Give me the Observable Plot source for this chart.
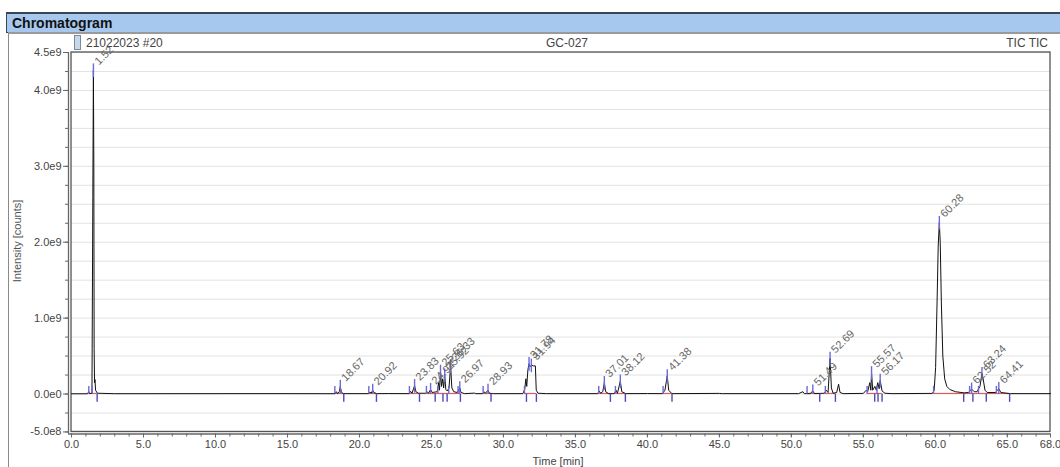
<!DOCTYPE html>
<html>
<head>
<meta charset="utf-8">
<script src="https://cdn.jsdelivr.net/npm/d3@7"></script>
<script src="https://cdn.jsdelivr.net/npm/@observablehq/plot@0.6"></script>
<style>
  html, body { margin: 0; padding: 0; background: #fff; }
  body { width: 1060px; height: 467px; position: relative; overflow: hidden; font-family: "Liberation Sans", Arial, sans-serif; }
  .abs { position: absolute; white-space: nowrap; }
  #header { left: 6px; top: 12px; width: 1060px; height: 18px; background: #a6c8ee; border-top: 2px solid #3c4650; border-bottom: 1px solid #3c4650; border-left: 1px solid #3c4650; }
  #header span { position: absolute; left: 5px; top: 0px; font-weight: bold; font-size: 14px; color: #111; line-height: 19px; }
  #panel { left: 8px; top: 32px; width: 1060px; height: 440px; border: 1px solid #8a8a8a; border-top: 2px solid #9a9a9a; background: #fff; }
  #chart { left: 0; top: 0; }
  .t12 { font-size: 12px; color: #444; }
</style>
</head>
<body>
<div id="header" class="abs"><span>Chromatogram</span></div>
<div id="panel" class="abs"></div>
<div id="chart" class="abs"></div>
<div class="abs" style="left:74px;top:35px;width:5px;height:13px;border:1px solid #7a8a9a;background:#c8d8ec;"></div>
<div class="abs t12" style="left:86px;top:36px;">21022023 #20</div>
<div class="abs t12" style="left:567px;top:36px;transform:translateX(-50%);">GC-027</div>
<div class="abs t12" style="right:12px;top:36px;">TIC TIC</div>
<div class="abs" style="left:17px;top:241px;font-size:11px;color:#555;transform:translate(-50%,-50%) rotate(-90deg);">Intensity [counts]</div>
<div class="abs" style="left:558px;top:455px;font-size:11px;color:#444;transform:translateX(-50%);">Time [min]</div>
<script>
// ---- data ----
// chromatogram trace: [time (min), intensity (counts)]
const trace = [
  [0, 0.003e9], [1.10, 0.003e9], [1.20, 0.03e9], [1.26, 0.005e9], [1.42, 0.01e9],
  [1.48, 2.6e9], [1.52, 4.27e9], [1.55, 3.0e9], [1.57, 0.6e9], [1.60, 0.15e9],
  [1.63, 0.19e9], [1.67, 0.05e9], [1.80, 0.01e9], [3.0, 0.004e9], [14.0, 0.005e9],
  [18.3, 0.004e9], [18.40, 0.03e9], [18.48, 0.005e9], [18.60, 0.03e9], [18.67, 0.10e9],
  [18.74, 0.03e9], [18.85, 0.005e9], [20.65, 0.005e9], [20.74, 0.025e9], [20.82, 0.01e9],
  [20.92, 0.05e9], [21.0, 0.02e9], [21.2, 0.005e9], [22.0, 0.006e9], [23.45, 0.005e9],
  [23.55, 0.035e9], [23.65, 0.01e9], [23.83, 0.11e9], [23.92, 0.03e9], [24.1, 0.01e9],
  [24.6, 0.01e9], [24.7, 0.03e9], [24.8, 0.01e9], [24.94, 0.06e9], [25.05, 0.02e9],
  [25.40, 0.03e9], [25.50, 0.15e9], [25.56, 0.05e9], [25.63, 0.30e9], [25.70, 0.10e9],
  [25.78, 0.20e9], [25.85, 0.08e9], [25.92, 0.25e9], [26.00, 0.06e9], [26.10, 0.04e9],
  [26.22, 0.08e9], [26.33, 0.37e9], [26.42, 0.08e9], [26.55, 0.03e9], [26.80, 0.02e9],
  [26.97, 0.08e9], [27.05, 0.02e9], [27.3, 0.005e9], [28.0, 0.012e9], [28.08, 0.005e9],
  [28.55, 0.005e9], [28.65, 0.03e9], [28.75, 0.01e9], [28.93, 0.05e9], [29.02, 0.01e9],
  [29.3, 0.005e9], [31.35, 0.005e9], [31.48, 0.06e9], [31.56, 0.20e9], [31.62, 0.10e9],
  [31.70, 0.32e9], [31.78, 0.40e9], [31.85, 0.36e9], [31.94, 0.38e9], [32.10, 0.37e9],
  [32.22, 0.37e9], [32.28, 0.05e9], [32.40, 0.01e9], [33.0, 0.005e9], [36.55, 0.005e9],
  [36.65, 0.04e9], [36.75, 0.01e9], [36.90, 0.03e9], [37.01, 0.15e9], [37.10, 0.03e9],
  [37.3, 0.005e9], [37.7, 0.005e9], [37.82, 0.05e9], [37.92, 0.01e9], [38.12, 0.17e9],
  [38.22, 0.03e9], [38.5, 0.005e9], [40.0, 0.006e9], [41.05, 0.005e9], [41.22, 0.05e9],
  [41.38, 0.24e9], [41.48, 0.05e9], [41.7, 0.005e9], [45.0, 0.008e9], [45.2, 0.005e9],
  [50.5, 0.005e9], [50.8, 0.03e9], [50.9, 0.005e9], [51.3, 0.005e9], [51.49, 0.04e9],
  [51.6, 0.005e9], [52.30, 0.01e9], [52.42, 0.05e9], [52.55, 0.02e9], [52.69, 0.47e9],
  [52.78, 0.08e9], [52.90, 0.01e9], [53.15, 0.02e9], [53.28, 0.13e9], [53.38, 0.02e9],
  [53.6, 0.005e9], [55.0, 0.008e9], [55.20, 0.05e9], [55.30, 0.03e9], [55.45, 0.15e9],
  [55.52, 0.05e9], [55.57, 0.28e9], [55.65, 0.05e9], [55.80, 0.10e9], [55.90, 0.05e9],
  [56.00, 0.15e9], [56.10, 0.07e9], [56.17, 0.18e9], [56.30, 0.04e9], [56.5, 0.01e9],
  [57.0, 0.005e9], [59.80, 0.008e9], [59.92, 0.05e9], [60.02, 0.35e9], [60.12, 1.2e9],
  [60.20, 1.95e9], [60.28, 2.26e9], [60.34, 2.0e9], [60.42, 1.2e9], [60.52, 0.5e9],
  [60.65, 0.2e9], [60.80, 0.10e9], [61.00, 0.06e9], [61.4, 0.03e9], [62.0, 0.015e9],
  [62.30, 0.02e9], [62.45, 0.05e9], [62.52, 0.065e9], [62.70, 0.03e9], [62.90, 0.03e9],
  [63.10, 0.10e9], [63.24, 0.27e9], [63.32, 0.20e9], [63.45, 0.05e9], [63.6, 0.02e9],
  [64.20, 0.02e9], [64.30, 0.05e9], [64.41, 0.07e9], [64.55, 0.02e9], [65.2, 0.005e9],
  [68.0, 0.005e9]
];

// labelled peaks: retention time and apex intensity
const peakTimes   = [1.52, 18.67, 20.92, 23.83, 24.94, 25.63, 25.92, 26.33, 26.97, 28.93, 31.78, 31.94, 37.01, 38.12, 41.38, 51.49, 52.69, 55.57, 56.17, 60.28, 62.52, 63.24, 64.41];
const peakHeights = [4.27e9, 0.10e9, 0.05e9, 0.11e9, 0.06e9, 0.30e9, 0.25e9, 0.37e9, 0.08e9, 0.05e9, 0.40e9, 0.38e9, 0.15e9, 0.17e9, 0.24e9, 0.04e9, 0.47e9, 0.28e9, 0.18e9, 2.26e9, 0.065e9, 0.27e9, 0.07e9];

// peak start markers (blue, above baseline) and peak end markers (below baseline)
const startMarks = [1.20, 1.44, 18.29, 20.65, 23.47, 24.65, 25.45, 26.20, 26.85, 28.59, 31.46, 36.62, 37.78, 41.09, 51.09, 52.36, 55.26, 55.95, 59.88, 62.38, 63.00, 64.24];
const endMarks   = [1.78, 18.91, 21.18, 24.17, 25.26, 25.80, 26.09, 27.01, 29.14, 31.60, 32.29, 37.43, 38.47, 41.71, 51.97, 53.06, 55.79, 56.02, 56.30, 61.97, 62.61, 63.54, 65.16];

// integration baselines (start, end)
const baseStarts = [1.20, 18.29, 20.65, 23.47, 24.65, 28.59, 31.46, 36.62, 37.78, 41.09, 51.09, 52.36, 55.26, 59.88, 61.97];
const baseEnds   = [1.78, 18.91, 21.18, 24.17, 27.01, 29.14, 32.29, 37.43, 38.47, 41.71, 51.97, 53.06, 56.30, 61.97, 65.16];

// axis ticks
const xMajorTicks = [0, 5, 10, 15, 20, 25, 30, 35, 40, 45, 50, 55, 60, 65, 68];
const xMinorTicks = d3.range(0, 69, 1);
const yLabelTicks = [4.5e9, 4.0e9, 3.0e9, 2.0e9, 1.0e9, 0, -5e8];
const yLabelTexts = ["4.5e9", "4.0e9", "3.0e9", "2.0e9", "1.0e9", "0.0e0", "-5.0e8"];
const yMinorTicks = d3.range(-0.5e9, 4.5e9 + 1, 0.25e9);

// frame / axis extents
const xMin = -0.21, xMax = 68.0, yMin = -0.527e9, yMax = 4.5e9, frameBottom = -0.5e9;

// ---- build ----
const peaks = peakTimes.map((t, i) => ({rt: t, h: peakHeights[i]}));
const bases = baseStarts.map((s, i) => ({x1: s, x2: baseEnds[i]}));
const yLabelMap = new Map(yLabelTicks.map((v, i) => [v, yLabelTexts[i]]));

const plot = Plot.plot({
  width: 1060,
  height: 467,
  marginLeft: 68,
  marginRight: 10,
  marginTop: 52,
  marginBottom: 33.5,
  style: {background: "transparent", fontFamily: "Liberation Sans, Arial, sans-serif", color: "#444", overflow: "visible"},
  x: {domain: [xMin, xMax]},
  y: {domain: [yMin, yMax]},
  marks: [
    // horizontal gridlines
    Plot.ruleY(yMinorTicks, {x1: 0, x2: xMax, stroke: "#e2e2e2", strokeWidth: 1}),
    // plot frame
    Plot.rect([0], {x1: () => 0, x2: () => xMax, y1: () => frameBottom, y2: () => yMax, fill: "none", stroke: "#555", strokeWidth: 1.3}),
    // axis lines
    Plot.ruleX([xMin], {y1: yMin, y2: yMax, stroke: "#666", strokeWidth: 1.3}),
    Plot.ruleY([yMin], {x1: xMin, x2: xMax, stroke: "#666", strokeWidth: 1.3}),
    // axes
    Plot.axisY(yMinorTicks, {tickSize: 3, tickFormat: () => "", label: null, stroke: "#666"}),
    Plot.axisY(yLabelTicks, {tickSize: 5, tickPadding: 2, tickFormat: d => yLabelMap.get(d), label: null, fontSize: 11, fill: "#444", stroke: "#666"}),
    Plot.axisX(xMinorTicks, {tickSize: 3, tickFormat: () => "", label: null, stroke: "#666"}),
    Plot.axisX(xMajorTicks, {tickSize: 4, tickPadding: 2, tickFormat: d => d.toFixed(1), label: null, fontSize: 11, fill: "#444", stroke: "#666"}),
    // integration baselines
    Plot.ruleY(bases, {x1: "x1", x2: "x2", y: () => 0.008e9, stroke: "#e04848", strokeWidth: 1}),
    // trace
    Plot.line(trace, {x: d => d[0], y: d => d[1], stroke: "#111", strokeWidth: 1}),
    // markers
    Plot.ruleX(startMarks, {y1: () => 0, y2: () => 0.1e9, stroke: "#6a6ad8", strokeWidth: 1.4}),
    Plot.ruleX(peaks, {x: "rt", y1: d => Math.max(0, d.h - 0.1e9), y2: d => d.h + 0.08e9, stroke: "#6a6ad8", strokeWidth: 1.4}),
    Plot.ruleX(endMarks, {y1: () => 0, y2: () => -0.11e9, stroke: "#5548b0", strokeWidth: 1.4}),
    // peak labels
    Plot.text(peaks, {x: "rt", y: "h", text: d => d.rt.toFixed(2), rotate: -45, textAnchor: "start", dx: 3, dy: -7, fontSize: 11, fill: "#666"})
  ]
});
document.getElementById("chart").appendChild(plot);
</script>
</body>
</html>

*GIVEN EXERCISE*:
Count how many lines contain "chart" and give only that count.

*SOLUTION FOR THIS PROBLEM*:
4